Future scenarios for US-Cuba relations

Briefing 09-02-2015

On 17 December 2014, US President, Barack Obama, announced the start of a new phase in US-Cuba relations. The US embargo to Cuba has been in place for more than 50 years. International opposition to the embargo has grown since the beginning of the 1990s when US embargo legislation started to present extraterritorial implications. More recently, domestic support for the embargo has also started fading. US economic interest in the island has risen since Cuba became an importer of US agricultural products, and a series of economic policy reforms were introduced by the Castro government opening the way toward a mixed economy model. In this context and after successfully concluding a prisoner-exchange deal with Cuba, President Obama announced a period of normalisation. This normalisation process will most probably be constrained by the still strong opposition from Congress. The powers and discretion of the President to modify the embargo rules are limited by legislation dating back to the 1990s.
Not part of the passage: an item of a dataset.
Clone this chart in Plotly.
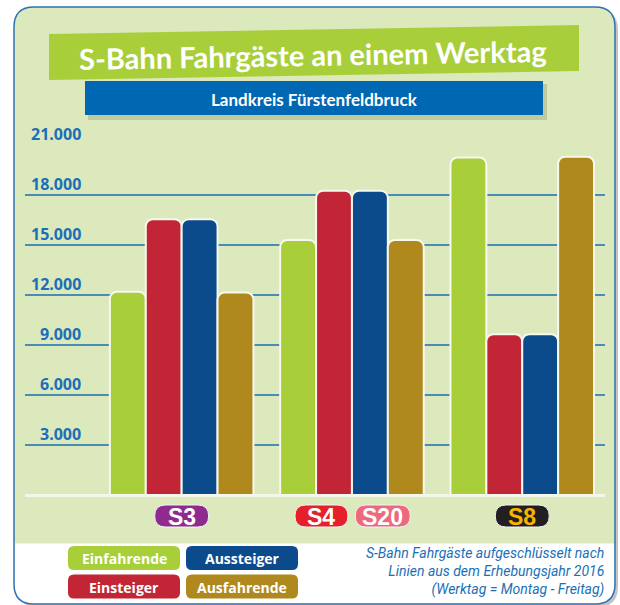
import plotly.graph_objects as go

# ---------------- data ----------------
lines = ["S3", "S4 / S20", "S8"]
einfahrende = [12200, 15300, 20250]
einsteiger = [16550, 18250, 9650]
aussteiger = [16550, 18250, 9650]
ausfahrende = [12150, 15300, 20300]
series_names = ["Einfahrende", "Einsteiger", "Aussteiger", "Ausfahrende"]
ytick_vals = [3000, 6000, 9000, 12000, 15000, 18000, 21000]
ytick_text = ["3.000", "6.000", "9.000", "12.000", "15.000", "18.000", "21.000"]
title = "S-Bahn Fahrgäste an einem Werktag"
subtitle = "Landkreis Fürstenfeldbruck"
note = "S-Bahn Fahrgäste aufgeschlüsselt nach<br>Linien aus dem Erhebungsjahr 2016<br>(Werktag = Montag - Freitag)"
badges = [["S3"], ["S4", "S20"], ["S8"]]

# ---------------- style ----------------
W, H = 620, 605
L, R, T, B = 25, 15, 145, 110
PW, PH = W - L - R, H - T - B
XR = [-0.92, 2.486]
colors = {"Einfahrende": "#a8cf3a", "Einsteiger": "#c22636",
          "Aussteiger": "#0b4a8b", "Ausfahrende": "#b0891e"}
badge_style = {"S3": ("#8f2b8f", "white"), "S4": ("#e5202a", "white"),
               "S20": ("#ec6a7c", "white"), "S8": ("#231f20", "#f7b500")}
GREEN_BG = "#dce9bc"
BLUE_TXT = "#1a6fb8"
TITLE_FONT = "Lato, Roboto, sans-serif"


def px(x):
    return (x - L) / PW


def py(y):
    return (H - B - y) / PH


def P(x, y):
    return f"{px(x):.5f},{py(y):.5f}"


def rrect(x0, y0, x1, y1, r, top=True, bottom=True):
    rt = r if top else 0
    rb = r if bottom else 0
    s = f"M {P(x0 + rt, y0)} L {P(x1 - rt, y0)} "
    if rt:
        s += f"Q {P(x1, y0)} {P(x1, y0 + rt)} "
    s += f"L {P(x1, y1 - rb)} "
    if rb:
        s += f"Q {P(x1, y1)} {P(x1 - rb, y1)} "
    s += f"L {P(x0 + rb, y1)} "
    if rb:
        s += f"Q {P(x0, y1)} {P(x0, y1 - rb)} "
    s += f"L {P(x0, y0 + rt)} "
    if rt:
        s += f"Q {P(x0, y0)} {P(x0 + rt, y0)} "
    return s + "Z"


def cat_px(i):
    return L + (i - XR[0]) / (XR[1] - XR[0]) * PW


fig = go.Figure()
vals = [einfahrende, einsteiger, aussteiger, ausfahrende]
for name, v in zip(series_names, vals):
    fig.add_trace(go.Bar(x=lines, y=v, name=name,
                         marker=dict(color=colors[name], cornerradius=7,
                                     line=dict(color="#f7f8ee", width=2)),
                         showlegend=False, hoverinfo="x+y+name"))

shapes = []
# frame shadow, frame, white lower panel, border
shapes.append(dict(type="path", xref="paper", yref="paper", layer="below",
                   path=rrect(17, 10, 618, 607, 20), fillcolor="#c4c4c4", line=dict(width=0)))
shapes.append(dict(type="path", xref="paper", yref="paper", layer="below",
                   path=rrect(14, 7, 615, 604, 20), fillcolor=GREEN_BG, line=dict(width=0)))
shapes.append(dict(type="path", xref="paper", yref="paper", layer="below",
                   path=rrect(14, 543.5, 615, 604, 20, top=False), fillcolor="white", line=dict(width=0)))
shapes.append(dict(type="path", xref="paper", yref="paper", layer="below",
                   path=rrect(14, 7, 615, 604, 20), fillcolor="rgba(0,0,0,0)",
                   line=dict(color="#2f72b3", width=1.5)))
# title banner (slightly tilted)
shapes.append(dict(type="path", xref="paper", yref="paper", layer="below",
                   path=f"M {P(49, 34)} L {P(579, 25)} L {P(579, 71)} L {P(49, 80)} Z",
                   fillcolor="#a8cf3a", line=dict(width=0)))
# subtitle box shadow + box
shapes.append(dict(type="path", xref="paper", yref="paper", layer="below",
                   path=rrect(88, 84, 547, 120, 0), fillcolor="rgba(90,90,60,0.22)", line=dict(width=0)))
shapes.append(dict(type="path", xref="paper", yref="paper", layer="below",
                   path=rrect(85, 81, 543, 115, 0), fillcolor="#0067b2", line=dict(width=0)))

annotations = []
annotations.append(dict(xref="paper", yref="paper", x=px(313), y=py(54), text=title,
                        showarrow=False, textangle=-1, xanchor="center", yanchor="middle",
                        font=dict(family=TITLE_FONT, size=29, color="white", weight="bold")))
annotations.append(dict(xref="paper", yref="paper", x=px(314), y=py(99), text=subtitle,
                        showarrow=False, xanchor="center", yanchor="middle",
                        font=dict(family=TITLE_FONT, size=17, color="white", weight="bold")))
# y labels above gridlines
for v, t in zip(ytick_vals, ytick_text):
    annotations.append(dict(xref="paper", yref="y", x=px(83), y=v, text=t, showarrow=False,
                            xanchor="right", yanchor="bottom", yshift=-2,
                            font=dict(family="Open Sans, sans-serif", size=16, color=BLUE_TXT,
                                      weight="bold")))
# line badges
badge_w = {"S3": 54, "S4": 53, "S20": 55, "S8": 54}
for i, group in enumerate(badges):
    c = cat_px(i)
    if len(group) == 1:
        centers = [c]
    else:
        centers = [c - 30.5, c + 30.8]
    for name, cx in zip(group, centers):
        bw = badge_w[name]
        bg, fg = badge_style[name]
        shapes.append(dict(type="path", xref="paper", yref="paper", layer="below",
                           path=rrect(cx - bw / 2, 505, cx + bw / 2, 527, 11),
                           fillcolor=bg, line=dict(color="#f4f4f4", width=1)))
        annotations.append(dict(xref="paper", yref="paper", x=px(cx), y=py(516.5), text=name,
                                showarrow=False, xanchor="center", yanchor="middle",
                                font=dict(family="Liberation Sans, Arial, sans-serif", size=23,
                                          color=fg, weight="bold")))
# legend boxes
leg_pos = {"Einfahrende": (68, 546), "Aussteiger": (186, 546),
           "Einsteiger": (68, 574.5), "Ausfahrende": (186, 574.5)}
for name in series_names:
    x0, y0 = leg_pos[name]
    shapes.append(dict(type="path", xref="paper", yref="paper", layer="below",
                       path=rrect(x0, y0, x0 + 112, y0 + 24, 6),
                       fillcolor=colors[name], line=dict(width=0)))
    annotations.append(dict(xref="paper", yref="paper", x=px(x0 + 56), y=py(y0 + 12.5), text=name,
                            showarrow=False, xanchor="center", yanchor="middle",
                            font=dict(family="Open Sans, sans-serif", size=14, color="white",
                                      weight="bold")))
annotations.append(dict(xref="paper", yref="paper", x=px(606), y=py(571), text=note,
                        showarrow=False, xanchor="right", yanchor="middle", align="right",
                        font=dict(family="Roboto, sans-serif", size=14, color=BLUE_TXT,
                                  style="italic")))

fig.update_layout(
    width=W, height=H, margin=dict(l=L, r=R, t=T, b=B, autoexpand=False),
    paper_bgcolor="white", plot_bgcolor="rgba(0,0,0,0)",
    barmode="group", bargap=0.157, bargroupgap=0,
    shapes=shapes, annotations=annotations,
    xaxis=dict(range=XR, showticklabels=False, showgrid=False, zeroline=False,
               showline=False, ticks="", fixedrange=True),
    yaxis=dict(range=[0, 21000], tickvals=ytick_vals, showticklabels=False,
               showgrid=True, gridcolor="#4a8db4", gridwidth=1.5,
               zeroline=True, zerolinecolor="#f3f6e8", zerolinewidth=2.5,
               showline=False, ticks="", fixedrange=True),
)

fig.write_html("out.html", config={"displayModeBar": False},
               post_script="document.body.style.margin='0px';document.body.style.overflow='hidden';")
Radical changes in relations between the two countries will therefore be dependent on Congress's willingness to amend or completely revoke embargo legislation. Opposition to major changes in the embargo rules is still strong in Congress, as political reforms in Cuba have lagged behind economic policy changes. This is likely to lead to a slower and more prudent process for dismantling the embargo. The maintenance of the main embargo legislation means that some of the rules with extraterritorial implications will remain in place. In particular, the rules from the 1996 Helms Burton Act and Section 211 of the 1998 Omnibus Appropriations Act that the EU had challenged in the past will, for the moment, remain in place.